Country Profiles



Official name : Republic of the Philippines

Government : Republic

Head of State : Rodrugo Duterte

Capital City : Manila

Main towns : Manila , Quezon City , Kalookan , Makati , Pasig , and Valenzuela

Land area : 300,176 sq. km

Population : 106.7m (2004 est.), average annual growth of 2.2% (1995-2004 est.))

Climate : Topical

Currency : Peso (ISO currency code:PHP)

Exchange rate : Philippines peso, PHP48.65/USD1 (August 2020)

Measures : Metric system, also some local units.

Language : Tagalog, English and Spanish

Time : 8 hours ahead of GMT

Regulatory Scheme

The Philippine government aims to enforce microeconomic reforms derived from the executive and legislative branches to strengthen the country's economy. Reforms emerged from the Plan 747, the Medium-Term Philippine Development Plan, the President's 8-Point Agenda, and the Cabinet Workshop's Agenda. Sectors of the economy targeted are airline transport, ports, agriculture, infrastructure, mining, and the grains sector. The goals of the reforms are to lower the cost of doing business while increasing productivity, reduce risks, and boost growth possibility. To maximize reform potential the government is committed to consistency in regulations and strengthening of institutions.


In May 1994 the financial sector was liberalized as the government lifted the 44-year bar on establishment of foreign banks, and allowed foreign insurance companies to obtain operating licenses, the later in response to WTO commitments. In 1997 the government promulgated legislation to allow easier foreign investment in investment houses and finance companies. The Asian financial crisis in 1997 prompted mergers and consolidations in the banking sector. 2000 saw the largest merger when the Bank of the Philippine Islands merged with the Far East Bank & Trust. The Bangko Sentral ng Pilipinas (BSP, the central bank) prefers consolidation of domestic commercial banks before foreign banks may enter but with the passing of the General Banking Law of 2000, foreign bank entrance saw liberalization. This introduced a seven-year window that foreign banks may own 100% of a domestic bank. In 2004 the foreign banks' share in the assets of the Philippine banking system was 13.9%, virtually unchanged from the previous year which saw foreign banks' share at 13.7%. Rural banking is completely closed to foreigners.

Stock Exchange

The Philippines Stock Exchange (PSE) is regulated by the Securities and Exchange Commission (SEC). With the passing of the Securities Act in 2000 regulation of the markets was improved. A tighter definition of insider trading was introduced, listed companies now must yield to full disclosure, and the SEC was given heightened regulatory powers. Entrance into the PSE is open to foreign-controlled stock brokerages that are incorporated under Philippine law. Securities underwriting companies that are not incorporated under Philippine law may only underwrite Philippine issues for foreign markets; they are prohibited from the domestic market. No foreign ownership restrictions apply to acquisition of mutual funds shares though only Philippines citizens may hold membership on the board of directors. Concerning foreign equity participation in securities firms, applications for foreign equity will only gain approval where Philippine companies enjoy similar rights in the foreign investor's domestic country.

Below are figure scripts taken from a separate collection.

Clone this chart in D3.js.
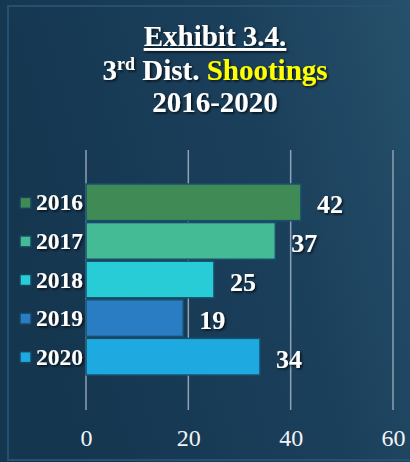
<!DOCTYPE html>
<html>
<head>
<meta charset="utf-8">
<script src="https://cdn.jsdelivr.net/npm/d3@7"></script>
<style>
  body { margin: 0; background: #173a56; }
  text { font-family: "Liberation Serif", "Times New Roman", serif; }
</style>
</head>
<body>
<script>
var years = ["2016", "2017", "2018", "2019", "2020"];
var shootings = [42, 37, 25, 19, 34];
var barColors = ["#3f8a55", "#45bb95", "#27ccd7", "#2a7dc3", "#1eaae0"];
var xTicks = [0, 20, 40, 60];

var W = 410, H = 462;

var svg = d3.select("body").append("svg")
    .attr("width", W)
    .attr("height", H);

var defs = svg.append("defs");
var bg = defs.append("linearGradient")
    .attr("id", "bg")
    .attr("x1", "0%").attr("y1", "30%")
    .attr("x2", "100%").attr("y2", "0%");
bg.append("stop").attr("offset", "0%").attr("stop-color", "#15364f");
bg.append("stop").attr("offset", "60%").attr("stop-color", "#1b405c");
bg.append("stop").attr("offset", "100%").attr("stop-color", "#26506b");

var shadow = defs.append("filter")
    .attr("id", "shadow")
    .attr("x", "-20%").attr("y", "-20%")
    .attr("width", "140%").attr("height", "140%");
shadow.append("feDropShadow")
    .attr("dx", 1.5).attr("dy", 1.5)
    .attr("stdDeviation", 1)
    .attr("flood-color", "#000")
    .attr("flood-opacity", 0.75);

svg.append("rect")
    .attr("width", W).attr("height", H)
    .attr("fill", "url(#bg)");

// frame lines
svg.append("rect")
    .attr("x", 8).attr("y", 6)
    .attr("width", W + 10).attr("height", H - 8)
    .attr("fill", "none")
    .attr("stroke", "#26506f")
    .attr("stroke-width", 2);

// title
var title = svg.append("g").attr("filter", "url(#shadow)")
    .style("font-weight", "bold")
    .style("font-size", "29px")
    .attr("text-anchor", "middle")
    .attr("fill", "#fff");

title.append("text")
    .attr("x", 215).attr("y", 46)
    .style("text-decoration", "underline")
    .text("Exhibit 3.4.");

var t2 = title.append("text").attr("x", 215).attr("y", 80);
t2.append("tspan").text("3");
t2.append("tspan").attr("dy", -10).style("font-size", "18px").text("rd");
t2.append("tspan").attr("dy", 10).text(" Dist. ");
t2.append("tspan").attr("fill", "#ffff00").text("Shootings");

title.append("text")
    .attr("x", 215).attr("y", 112)
    .text("2016-2020");

// scales
var x = d3.scaleLinear().domain([0, 60]).range([86, 393]);
var y = d3.scaleBand().domain(years).range([184, 375]).paddingInner(0.05);

// gridlines
svg.append("g")
    .selectAll("line")
    .data(xTicks)
    .enter().append("line")
    .attr("x1", function(d) { return x(d); })
    .attr("x2", function(d) { return x(d); })
    .attr("y1", 150).attr("y2", 410)
    .attr("stroke", "#8fa1b2")
    .attr("stroke-width", 1.5);

// x axis labels
var xAxis = svg.append("g")
    .attr("transform", "translate(0,446)")
    .call(d3.axisBottom(x).tickValues(xTicks).tickSize(0).tickPadding(0));
xAxis.select(".domain").remove();
xAxis.selectAll("text")
    .attr("dy", 0)
    .style("font-family", "'Liberation Serif', serif")
    .style("font-size", "24px")
    .attr("fill", "#f2f4f6");

// bars
svg.append("g")
    .selectAll("rect")
    .data(years)
    .enter().append("rect")
    .attr("x", x(0))
    .attr("y", function(d) { return y(d); })
    .attr("width", function(d, i) { return x(shootings[i]) - x(0); })
    .attr("height", y.bandwidth())
    .attr("fill", function(d, i) { return barColors[i]; })
    .attr("stroke", "#18506e")
    .attr("stroke-width", 1.5);

// value labels
svg.append("g").attr("filter", "url(#shadow)")
    .selectAll("text")
    .data(years)
    .enter().append("text")
    .attr("x", function(d, i) { return x(shootings[i]) + 16; })
    .attr("y", function(d) { return y(d) + y.bandwidth() / 2 + 11; })
    .style("font-size", "26px")
    .style("font-weight", "bold")
    .attr("fill", "#fff")
    .text(function(d, i) { return shootings[i]; });

// legend (category labels with swatches)
var leg = svg.append("g");
leg.selectAll("rect")
    .data(years)
    .enter().append("rect")
    .attr("x", 20)
    .attr("y", function(d) { return y(d) + y.bandwidth() / 2 - 5; })
    .attr("width", 11).attr("height", 11)
    .attr("fill", function(d, i) { return barColors[i]; })
    .attr("stroke", "#164560")
    .attr("stroke-width", 1.5);

leg.append("g").attr("filter", "url(#shadow)")
    .selectAll("text")
    .data(years)
    .enter().append("text")
    .attr("x", 36)
    .attr("y", function(d) { return y(d) + y.bandwidth() / 2 + 8; })
    .style("font-size", "23.5px")
    .style("font-weight", "bold")
    .attr("fill", "#fff")
    .text(function(d) { return d; });
</script>
</body>
</html>
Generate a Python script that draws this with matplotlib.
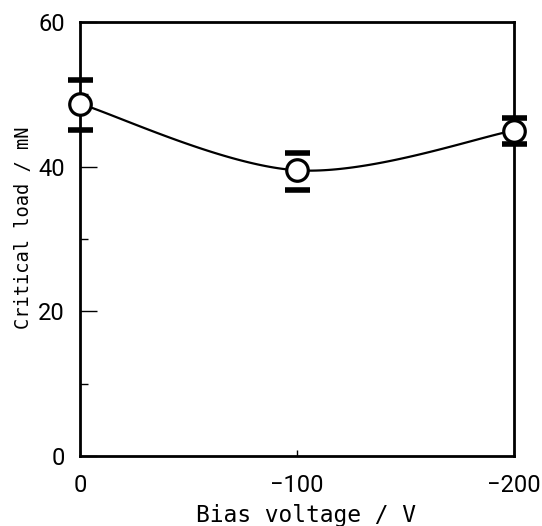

The Philippine insurance sector is regulated by the Insurance Commission of the Department of Finance, the SEC, the central bank, and the Bureau of Internal Revenue (BIR). The Philippines has a state insurer, the Government Service Insurance System (GSIS), that writes both non-life and life insurance business. As of 2002 the Philippine insurance market was also comprised of 145 insurers, of which 106 wrote non-life business, and 39 wrote life business. Both non-life and life insurance is sold either by direct sale, or through insurance brokers or registered agents. In 2003 the major non-life insurance lines were: motor (50.4%); fire (20.7%); casualty (15.0%); and marine (8.8%). The Republic Act of No. 8179 was passed in March, 1996 and allows 100% of foreign ownership of both insurance and reinsurance companies. Also that year the Uniform Currency Law was passed to permit insurance policies to be written in foreign currencies. All insurance companies operating in the Philippines must be incorporated under the Philippine Corporation Law and have at least five shareholders. Those foreign companies incorporated outside the Philippines who seek insurance licenses from the Philippines must follow a series of steps regulated by the SEC. In compliance with the Insurance Code, all insurance companies operating in the Philippines must contributed to the Security Fund. This fund is used for payment of claims of insurance companies, to reinsure an insolvent insurer's policy in a solvent insurer, and to pay insured claims in the case of a national emergency. Compulsory insurance includes workman's compensation, personal accident for abroad workers, and third party motor liability. Additionally national health insurance is handled by the Philippine Health Insurance Corporation.